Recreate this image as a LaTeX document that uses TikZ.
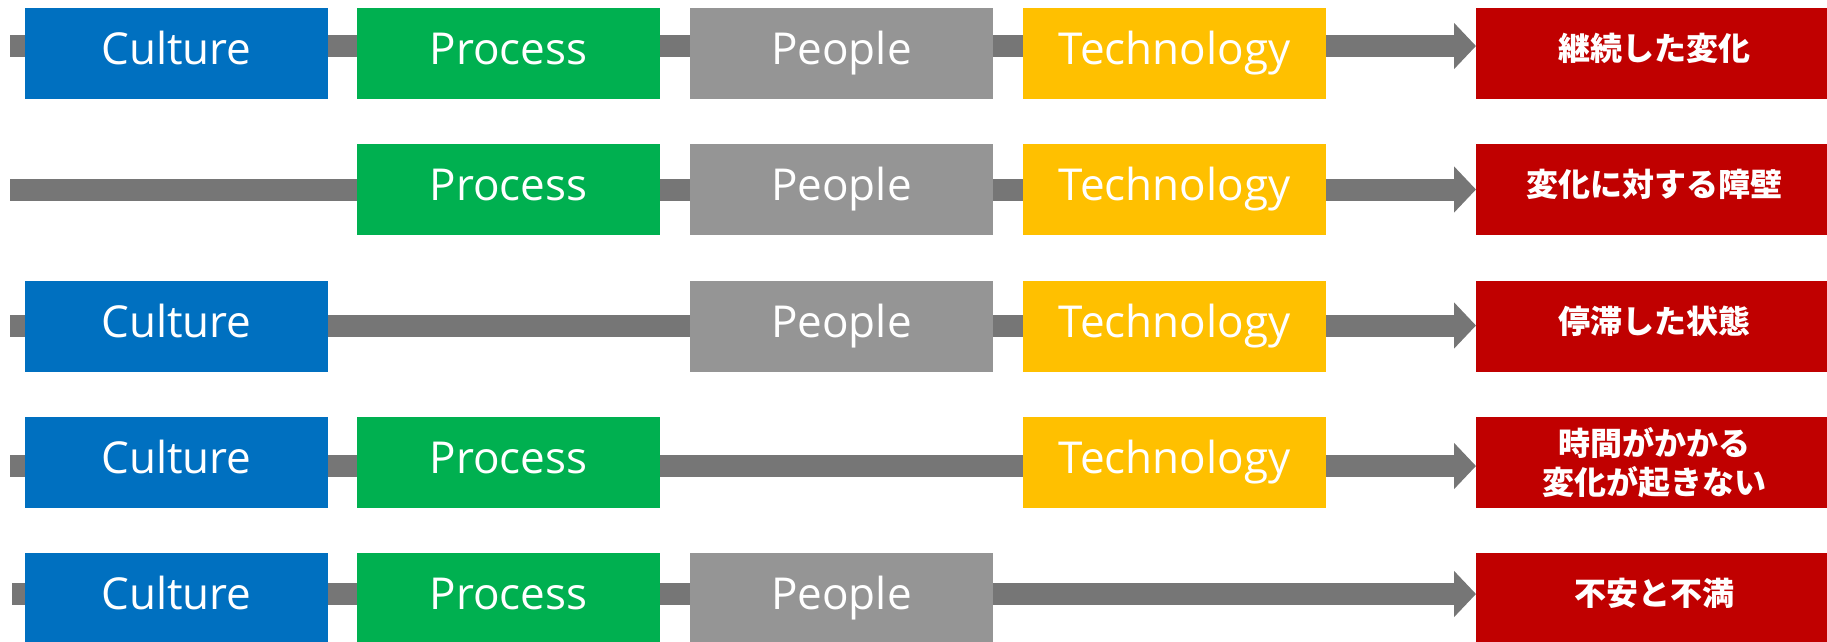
\documentclass[tikz,border=0pt]{standalone}
\usepackage{fontspec}
\setmainfont{Open Sans}
\newfontfamily\cjk{Noto Sans CJK JP}
\usetikzlibrary{arrows.meta,backgrounds}
\definecolor{cblue}{HTML}{0070C0}
\definecolor{cgreen}{HTML}{00B050}
\definecolor{cgray}{HTML}{959595}
\definecolor{cyellow}{HTML}{FFC000}
\definecolor{cred}{HTML}{C00000}
\definecolor{carrow}{HTML}{767676}
\begin{document}
\begin{tikzpicture}[x=1pt,y=-1pt,
  box/.style={rectangle, draw=none, minimum width=303pt, minimum height=91pt,
    anchor=north west, inner sep=0pt, outer sep=0pt, text=white,
    font=\fontsize{44}{50}\selectfont, text height=32pt, text depth=11pt},
  culture/.style={box, fill=cblue},
  process/.style={box, fill=cgreen},
  people/.style={box, fill=cgray},
  tech/.style={box, fill=cyellow},
  result/.style={box, fill=cred, minimum width=356pt,
    font=\cjk\bfseries\fontsize{32}{39}\selectfont, text height=26pt, text depth=13pt},
  flow/.style={draw=carrow, line width=22pt, -{Triangle[length=22pt,width=45pt]}}
]
\clip (0,0) rectangle (1827,641);
\useasboundingbox (0,0) rectangle (1827,641);
% row 1
\node[culture] (c1) at (25,8) {Culture};
\node[process] (p1) at (357,8) {Process};
\node[people]  (e1) at (690,8) {People};
\node[tech]    (t1) at (1023,8) {Technology};
\node[result]  (r1) at (1476,8) {継続した変化};
\coordinate (s1) at (10,46);
% row 2
\node[process] (p2) at (357,144) {Process};
\node[people]  (e2) at (690,144) {People};
\node[tech]    (t2) at (1023,144) {Technology};
\node[result]  (r2) at (1476,144) {変化に対する障壁};
\coordinate (s2) at (10,189.5);
% row 3
\node[culture] (c3) at (25,281) {Culture};
\node[people]  (e3) at (690,281) {People};
\node[tech]    (t3) at (1023,281) {Technology};
\node[result]  (r3) at (1476,281) {停滞した状態};
\coordinate (s3) at (10,325.5);
% row 4
\node[culture] (c4) at (25,417) {Culture};
\node[process] (p4) at (357,417) {Process};
\node[tech]    (t4) at (1023,417) {Technology};
\node[result, align=center, text height=, text depth=] (r4) at (1476,417) {時間がかかる\\変化が起きない};
\coordinate (s4) at (10,466);
% row 5
\node[culture] (c5) at (25,553) {Culture};
\node[process] (p5) at (357,553) {Process};
\node[people]  (e5) at (690,553) {People};
\node[result]  (r5) at (1476,553) {不安と不満};
\coordinate (s5) at (12,594);
\begin{pgfonlayer}{background}
\foreach \i in {1,...,5}{
  \draw[flow] (s\i) -- (s\i -| r\i.west);
}
\end{pgfonlayer}
\end{tikzpicture}
\end{document}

══════════

Every line of text is to be repeated exactly; pictures are left out.

Recreate this image as a LaTeX document that uses TikZ.
\documentclass[tikz,border=0pt]{standalone}
\usepackage{fontspec}
\setmainfont{Open Sans}
\newfontfamily\cjk{Noto Sans CJK JP}
\usetikzlibrary{arrows.meta,backgrounds}
\definecolor{cblue}{HTML}{0070C0}
\definecolor{cgreen}{HTML}{00B050}
\definecolor{cgray}{HTML}{959595}
\definecolor{cyellow}{HTML}{FFC000}
\definecolor{cred}{HTML}{C00000}
\definecolor{carrow}{HTML}{767676}
\begin{document}
\begin{tikzpicture}[x=1pt,y=-1pt,
  box/.style={rectangle, draw=none, minimum width=303pt, minimum height=91pt,
    anchor=north west, inner sep=0pt, outer sep=0pt, text=white,
    font=\fontsize{44}{50}\selectfont, text height=32pt, text depth=11pt},
  culture/.style={box, fill=cblue},
  process/.style={box, fill=cgreen},
  people/.style={box, fill=cgray},
  tech/.style={box, fill=cyellow},
  result/.style={box, fill=cred, minimum width=356pt,
    font=\cjk\bfseries\fontsize{32}{39}\selectfont, text height=26pt, text depth=13pt},
  flow/.style={draw=carrow, line width=22pt, -{Triangle[length=22pt,width=45pt]}}
]
\clip (0,0) rectangle (1827,641);
\useasboundingbox (0,0) rectangle (1827,641);
% row 1
\node[culture] (c1) at (25,8) {Culture};
\node[process] (p1) at (357,8) {Process};
\node[people]  (e1) at (690,8) {People};
\node[tech]    (t1) at (1023,8) {Technology};
\node[result]  (r1) at (1476,8) {継続した変化};
\coordinate (s1) at (10,46);
% row 2
\node[process] (p2) at (357,144) {Process};
\node[people]  (e2) at (690,144) {People};
\node[tech]    (t2) at (1023,144) {Technology};
\node[result]  (r2) at (1476,144) {変化に対する障壁};
\coordinate (s2) at (10,189.5);
% row 3
\node[culture] (c3) at (25,281) {Culture};
\node[people]  (e3) at (690,281) {People};
\node[tech]    (t3) at (1023,281) {Technology};
\node[result]  (r3) at (1476,281) {停滞した状態};
\coordinate (s3) at (10,325.5);
% row 4
\node[culture] (c4) at (25,417) {Culture};
\node[process] (p4) at (357,417) {Process};
\node[tech]    (t4) at (1023,417) {Technology};
\node[result, align=center, text height=, text depth=] (r4) at (1476,417) {時間がかかる\\変化が起きない};
\coordinate (s4) at (10,466);
% row 5
\node[culture] (c5) at (25,553) {Culture};
\node[process] (p5) at (357,553) {Process};
\node[people]  (e5) at (690,553) {People};
\node[result]  (r5) at (1476,553) {不安と不満};
\coordinate (s5) at (12,594);
\begin{pgfonlayer}{background}
\foreach \i in {1,...,5}{
  \draw[flow] (s\i) -- (s\i -| r\i.west);
}
\end{pgfonlayer}
\end{tikzpicture}
\end{document}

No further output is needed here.